● What needs to be done: Copy the listing below in full and skip every picture.

● Provided material:

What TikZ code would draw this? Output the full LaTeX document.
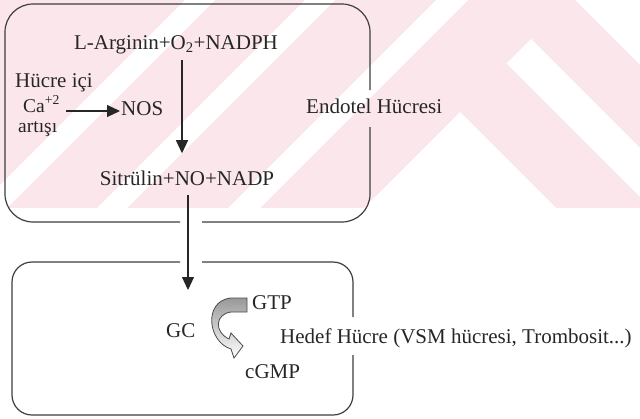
\documentclass[tikz,border=0pt]{standalone}
\usepackage{fontspec}
\setmainfont{Liberation Serif}
\usetikzlibrary{arrows.meta}
\definecolor{wmpink}{RGB}{251,231,235}
\definecolor{ink}{RGB}{38,38,38}
\definecolor{wall}{RGB}{62,62,62}

\begin{document}
\begin{tikzpicture}[x=1pt,y=-1pt,
  lbl/.style={font=\fontsize{21}{24}\selectfont, text=ink, inner sep=0pt},
  small/.style={font=\fontsize{19.5}{22}\selectfont},
  cellwall/.style={draw=wall, line width=1.2pt},
  flow/.style={draw=ink, line width=1.1pt, -{Triangle[length=13pt,width=12pt]}},
  turnarrow/.style={draw=black!70, line width=0.8pt, top color=black!40, bottom color=white},
]
\useasboundingbox (0,0) rectangle (640,418);

% pale striped emblem behind the upper half
\begin{scope}
  \clip (0,0) rectangle (640,208);
  \fill[wmpink] (0,0) rectangle (640,208);
  % rising stripes on the left
  \fill[white] (185,0) -- (215,0) -- (7,208) -- (-23,208) -- cycle;
  \fill[white] (305,0) -- (335,0) -- (127,208) -- (97,208) -- cycle;
  \fill[white] (436,0) -- (468,0) -- (260,208) -- (228,208) -- cycle;
  % chevron on the right
  \fill[white] (575,0) -- (720,0) -- (720,145) -- cycle;
  \fill[white] (531,39) -- (731,239) -- (706.5,263.5) -- (506.5,63.5) -- cycle;
  \fill[white] (460,112) -- (580,232) -- (340,232) -- cycle;
\end{scope}

% lanes used by the connectors
\coordinate (lane1) at (182,0);
\coordinate (lane2) at (188,0);
\coordinate (caline) at (0,111);
\coordinate (gcin) at (188,290);

% endothelial cell wall (open where the label and the NO arrow pass)
\draw[cellwall, rounded corners=28pt] (370,127) -- (370,222) -- (202,222);
\draw[cellwall, rounded corners=28pt] (180,222) -- (5,222) -- (5,4) -- (370,4) -- (370,90);

% target cell wall
\draw[cellwall, rounded corners=20pt] (353,355) -- (353,415) -- (12,415) -- (12,262) -- (180,262);
\draw[cellwall, rounded corners=20pt] (202,262) -- (353,262) -- (353,317);

% labels
\node[lbl, anchor=base] (arg) at (176,49) {L-Arginin+O\textsubscript{2}+NADPH};
\node[lbl, anchor=base] (sit) at (187,185) {Sitrülin+NO+NADP};
\node[lbl, anchor=base west] (hic) at (15,87) {Hücre içi};
\node[lbl, small, anchor=base west] (ca) at (23,112) {Ca\textsuperscript{+2}};
\node[lbl, small, anchor=base west] (art) at (18,132) {artışı};
\node[lbl, anchor=base west] (nos) at (121,115) {NOS};
\node[lbl, anchor=base west] (endo) at (306,113) {Endotel Hücresi};
\node[lbl, anchor=base west] (gc) at (166,337) {GC};
\node[lbl, anchor=base west] (gtp) at (252,309) {GTP};
\node[lbl, anchor=base west] (cgmp) at (245,378) {cGMP};
\node[lbl, anchor=base west] (hedef) at (280,343) {Hedef Hücre (VSM hücresi, Trombosit...)};

% reactions
\draw[flow, shorten <=6pt, shorten >=17pt] (arg.south -| lane1) -- (sit.north -| lane1);
\draw[flow, shorten <=6pt, shorten >=1pt] (ca.east |- caline) -- (nos.west |- caline);
\draw[flow, shorten <=10pt] (sit.south -| lane2) -- (gcin);

% GTP -> cGMP turning arrow
\path[turnarrow]
  (247,298) -- (247,312) -- (231,312)
  .. controls (215,314) and (214,332) .. (229,339)
  -- (231,333) -- (243,346) -- (234,358) -- (231,349)
  .. controls (208,342) and (203,302) .. (230,298) -- cycle;
\end{tikzpicture}
\end{document}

● Full solution:
What TikZ code would draw this? Output the full LaTeX document.
\documentclass[tikz,border=0pt]{standalone}
\usepackage{fontspec}
\setmainfont{Liberation Serif}
\usetikzlibrary{arrows.meta}
\definecolor{wmpink}{RGB}{251,231,235}
\definecolor{ink}{RGB}{38,38,38}
\definecolor{wall}{RGB}{62,62,62}

\begin{document}
\begin{tikzpicture}[x=1pt,y=-1pt,
  lbl/.style={font=\fontsize{21}{24}\selectfont, text=ink, inner sep=0pt},
  small/.style={font=\fontsize{19.5}{22}\selectfont},
  cellwall/.style={draw=wall, line width=1.2pt},
  flow/.style={draw=ink, line width=1.1pt, -{Triangle[length=13pt,width=12pt]}},
  turnarrow/.style={draw=black!70, line width=0.8pt, top color=black!40, bottom color=white},
]
\useasboundingbox (0,0) rectangle (640,418);

% pale striped emblem behind the upper half
\begin{scope}
  \clip (0,0) rectangle (640,208);
  \fill[wmpink] (0,0) rectangle (640,208);
  % rising stripes on the left
  \fill[white] (185,0) -- (215,0) -- (7,208) -- (-23,208) -- cycle;
  \fill[white] (305,0) -- (335,0) -- (127,208) -- (97,208) -- cycle;
  \fill[white] (436,0) -- (468,0) -- (260,208) -- (228,208) -- cycle;
  % chevron on the right
  \fill[white] (575,0) -- (720,0) -- (720,145) -- cycle;
  \fill[white] (531,39) -- (731,239) -- (706.5,263.5) -- (506.5,63.5) -- cycle;
  \fill[white] (460,112) -- (580,232) -- (340,232) -- cycle;
\end{scope}

% lanes used by the connectors
\coordinate (lane1) at (182,0);
\coordinate (lane2) at (188,0);
\coordinate (caline) at (0,111);
\coordinate (gcin) at (188,290);

% endothelial cell wall (open where the label and the NO arrow pass)
\draw[cellwall, rounded corners=28pt] (370,127) -- (370,222) -- (202,222);
\draw[cellwall, rounded corners=28pt] (180,222) -- (5,222) -- (5,4) -- (370,4) -- (370,90);

% target cell wall
\draw[cellwall, rounded corners=20pt] (353,355) -- (353,415) -- (12,415) -- (12,262) -- (180,262);
\draw[cellwall, rounded corners=20pt] (202,262) -- (353,262) -- (353,317);

% labels
\node[lbl, anchor=base] (arg) at (176,49) {L-Arginin+O\textsubscript{2}+NADPH};
\node[lbl, anchor=base] (sit) at (187,185) {Sitrülin+NO+NADP};
\node[lbl, anchor=base west] (hic) at (15,87) {Hücre içi};
\node[lbl, small, anchor=base west] (ca) at (23,112) {Ca\textsuperscript{+2}};
\node[lbl, small, anchor=base west] (art) at (18,132) {artışı};
\node[lbl, anchor=base west] (nos) at (121,115) {NOS};
\node[lbl, anchor=base west] (endo) at (306,113) {Endotel Hücresi};
\node[lbl, anchor=base west] (gc) at (166,337) {GC};
\node[lbl, anchor=base west] (gtp) at (252,309) {GTP};
\node[lbl, anchor=base west] (cgmp) at (245,378) {cGMP};
\node[lbl, anchor=base west] (hedef) at (280,343) {Hedef Hücre (VSM hücresi, Trombosit...)};

% reactions
\draw[flow, shorten <=6pt, shorten >=17pt] (arg.south -| lane1) -- (sit.north -| lane1);
\draw[flow, shorten <=6pt, shorten >=1pt] (ca.east |- caline) -- (nos.west |- caline);
\draw[flow, shorten <=10pt] (sit.south -| lane2) -- (gcin);

% GTP -> cGMP turning arrow
\path[turnarrow]
  (247,298) -- (247,312) -- (231,312)
  .. controls (215,314) and (214,332) .. (229,339)
  -- (231,333) -- (243,346) -- (234,358) -- (231,349)
  .. controls (208,342) and (203,302) .. (230,298) -- cycle;
\end{tikzpicture}
\end{document}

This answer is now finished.